Трубецкой-мемуарист искусно манипулирует фактами, создавая видимость точности и подробности рассказа, способную ввести в заблуждение. Его главным оппонентом во время следствия был Рылеев, с которым у Трубецкого дело дошло до очной ставки 6 мая. Трубецкой описал ее с характерной полуправдивостью; казненный Рылеев уже не мог уличить его, и Трубецкой объясняет причины противоречия в их показаниях излишней откровенностью Кондратия Федоровича.
Воспоминания Трубецкого содержат массу точной и ценной информации, но нельзя ни на минуту забывать о его стремлении к оправданию себя и перед товарищами, и перед потомством. На следствии он проявил малодушие; столь же малодушно он не смог сказать правды о себе.
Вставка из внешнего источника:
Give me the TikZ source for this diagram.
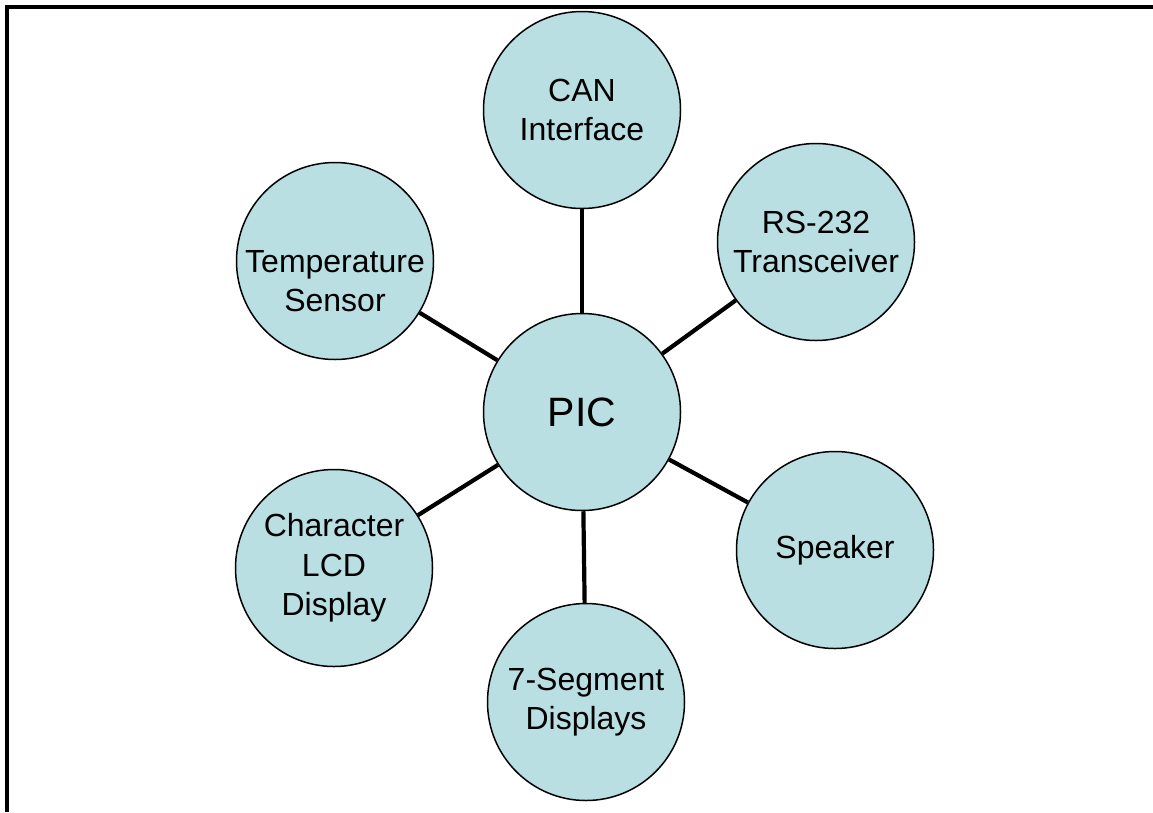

Немало страниц в своих знаменитых записках уделил заключению в крепости М.А. Бестужев. Автор обстоятельного исследования мемуарного наследия Бестужевых М.К. Азадовский очень высоко оценивал М. Бестужева-мемуариста, отмечая как точность, достоверность, так и литературные достоинства его воспоминаний. Обратившись к ним, мы увидим, во-первых, что выразительно описав тюремный быт, свое настроение, посещение священника С. Колосова, неудачно пытавшегося «увещевать» узника, изобретение тюремной азбуки и общение с ее помощью с братом Николаем, Михаил Александрович лишь вскользь касается собственно хода следствия. Он сообщает только, что его «мучали вопросными пунктами, в которых нас, как собак, уськали и травили друг на друга», о себе говорит, что держался стойко, старался не давать показаний, которые можно было бы использовать для обвинения его товарищей; что задаваемые ему вопросы были в основном направлены против Рылеева и братьев Николая и Александра. В рассказах М.А. Бестужева, записанных собирателем и публикатором декабристского наследия М.И. Семевским, упоминается также, что он четырежды представал перед Следственным Комитетом для допросов(«На эти ругательства - 4 раза приводили»). Но из материалов следствия видно, что даже в этих немногих сведениях Бестужев весьма неточен. В Комитете его допрашивали лишь однажды, 6 января, и 12 мая приводили на очную ставку со Щепиным-Ростовским. Михаил Александрович действительно, как и утверждал впоследствии в воспоминаниях, придерживался тактики «знать не знаю, ведать не ведаю», поначалу прикидываясь простоватым офицером, сохраняющим верность присяге цесаревичу, а затем постоянно ссылаясь на якобы недоверие к себе членов Тайного общества. Таким способом ему удалось уклониться от ответов практически на все вопросы общего порядка, его показания касаются в основном обстоятельств восстания л.-гв. Московского полка. Его практически не спрашивали ни о Рылееве, ни о брате Николае, а об Александре - только постольку, поскольку это касалось его участия в выводе полка на Сенатскую площадь.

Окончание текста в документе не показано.